> **DATA EXCERPTS**:
__________

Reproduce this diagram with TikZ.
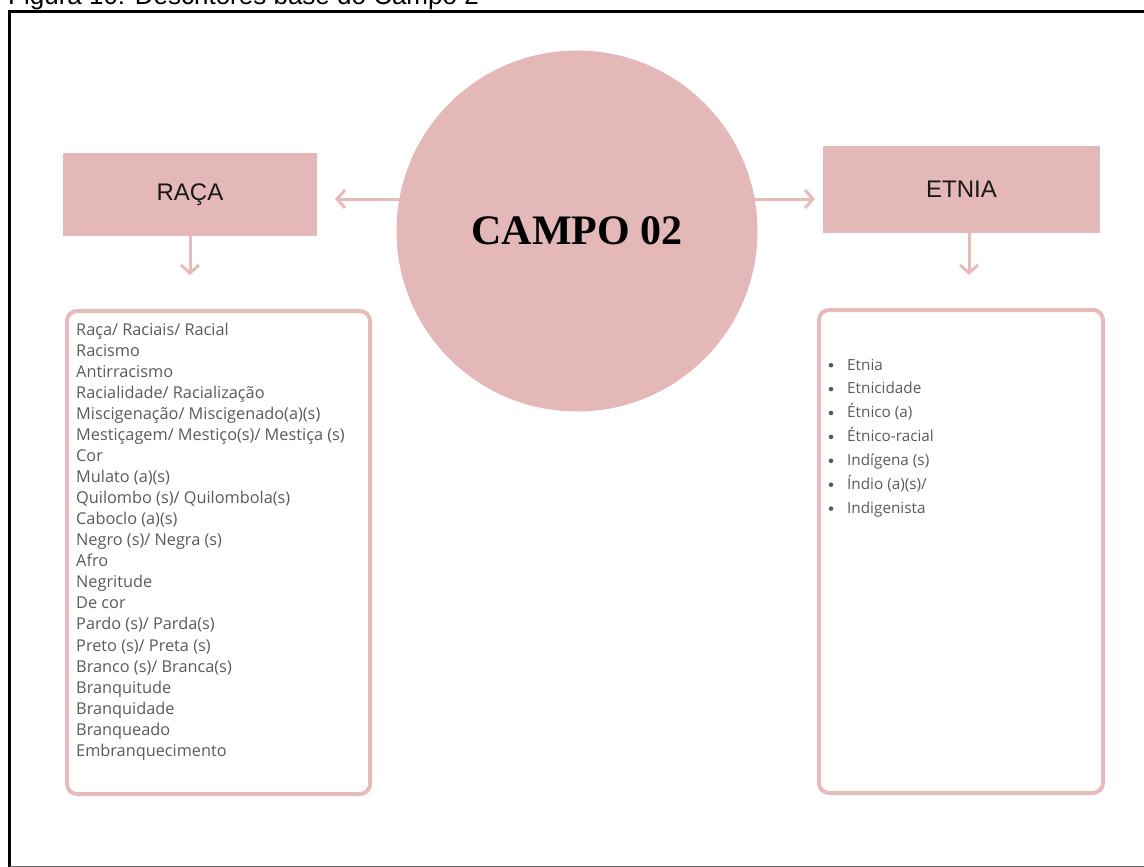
\documentclass[tikz,border=0pt]{standalone}
\usepackage{fontspec}
\setmainfont{Liberation Sans}
\newfontfamily\listfont{Open Sans}
\newfontfamily\titlefont{Liberation Serif}
\usetikzlibrary{arrows.meta,backgrounds}

\definecolor{rose}{HTML}{E4B7B8}
\definecolor{roseline}{HTML}{E8BBBB}
\definecolor{listgray}{HTML}{5A5A5A}

\tikzset{
  headbox/.style={rectangle, fill=rose, inner sep=0pt, text=black!90,
    font=\fontsize{24}{28}\selectfont},
  listbox/.style={rectangle, draw=roseline, line width=4pt, rounded corners=10pt,
    inner sep=0pt},
  listtext/.style={anchor=base west, inner sep=0pt, text=listgray},
  link/.style={draw=roseline, line width=3pt,
    -{Straight Barb[length=8pt, width=18pt, line width=3pt]}},
}

\begin{document}
\begin{tikzpicture}[x=1pt, y=-1pt]
\useasboundingbox (0,0) rectangle (1144,867);
\clip (0,0) rectangle (1144,867);

% caption and frame
\node[anchor=base west, inner sep=0pt, font=\fontsize{26}{30}\selectfont] (caption)
  at (8,4.5) {Figura 10: Descritores base do Campo 2};
\draw[line width=3pt] (9.5,867) -- (9.5,11.2) -- (1144,11.2);
\draw[black!60, line width=1pt] (9.5,866.5) -- (1144,866.5);

% central circle
\node[circle, fill=rose, minimum size=361pt, inner sep=0pt,
  font=\titlefont\bfseries\fontsize{42}{48}\selectfont] (campo) at (577,231) {CAMPO 02};

% heading boxes
\node[headbox, minimum width=254pt, minimum height=83pt] (raca) at (190,194.5) {RAÇA};
\node[headbox, minimum width=277pt, minimum height=87pt] (etnia) at (961.5,189.5) {ETNIA};

% arrow end points
\coordinate (tipL) at (335,199);
\coordinate (tipR) at (815,199);
\coordinate (tipDL) at (190,275);
\coordinate (tipDR) at (969,275);

% the horizontal links start under the circle, which hides their inner ends
\begin{scope}[on background layer]
\draw[link] (campo.center |- tipL) -- (tipL);
\draw[link] (campo.center |- tipR) -- (tipR);
\end{scope}
\draw[link] (raca.south) -- (tipDL);
\draw[link] (etnia.south -| tipDR) -- (tipDR);

% list boxes
\node[listbox, minimum width=303pt, minimum height=483pt] (racabox) at (218.5,552.5) {};
\node[listbox, minimum width=284pt, minimum height=483pt] (etniabox) at (961,551.5) {};

\node[listtext, font=\listfont\fontsize{16.3}{21.07}\selectfont] (racalist) at (76,335) {%
\begin{tabular}[t]{@{}l@{}}
Raça/ Raciais/ Racial\\
Racismo\\
Antirracismo\\
Racialidade/ Racialização\\
Miscigenação/ Miscigenado(a)(s)\\
Mestiçagem/ Mestiço(s)/ Mestiça (s)\\
Cor\\
Mulato (a)(s)\\
Quilombo (s)/ Quilombola(s)\\
Caboclo (a)(s)\\
Negro (s)/ Negra (s)\\
Afro\\
Negritude\\
De cor\\
Pardo (s)/ Parda(s)\\
Preto (s)/ Preta (s)\\
Branco (s)/ Branca(s)\\
Branquitude\\
Branquidade\\
Branqueado\\
Embranquecimento
\end{tabular}};

\node[listtext, font=\listfont\fontsize{15.3}{23.9}\selectfont] (etnialist) at (847,370) {%
\begin{tabular}[t]{@{}l@{}}
Etnia\\
Etnicidade\\
Étnico (a)\\
Étnico-racial\\
Indígena (s)\\
Índio (a)(s)/\\
Indigenista
\end{tabular}};

% bullet dots of the second list, one per line
\foreach \i in {0,...,6}
  \fill[listgray] ([xshift=-16pt, yshift=4.8pt]etnialist.base west) ++(0,\i*23.9) circle (2.3pt);
\end{tikzpicture}
\end{document}
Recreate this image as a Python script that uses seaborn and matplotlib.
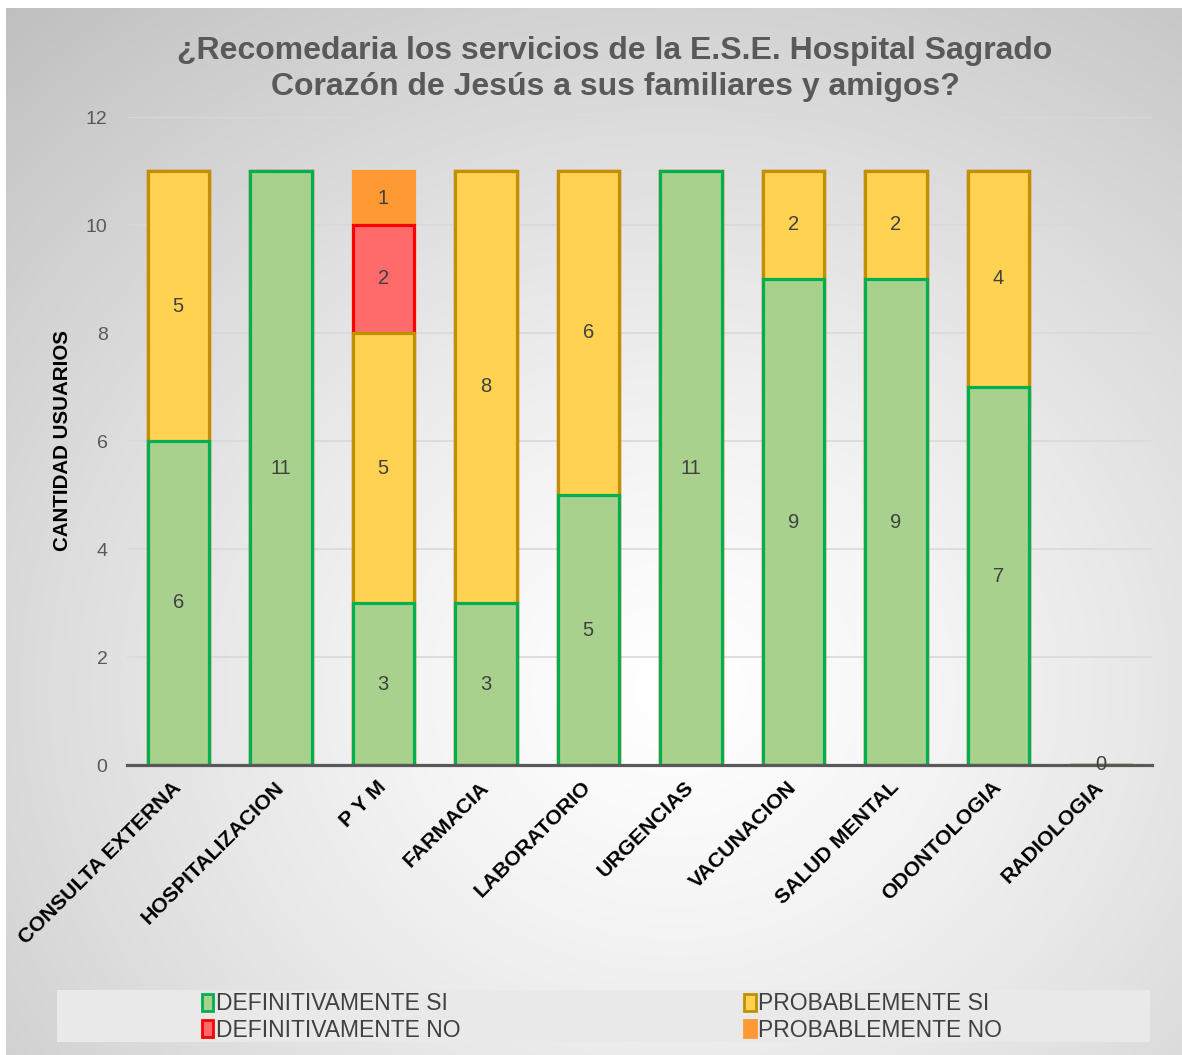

__________

> **WRITTEN TASK**: Look through the entries above for the word "this". Copy every line where it shows up.

> **OUTPUT**:
Reproduce this diagram with TikZ.
Recreate this image as a Python script that uses seaborn and matplotlib.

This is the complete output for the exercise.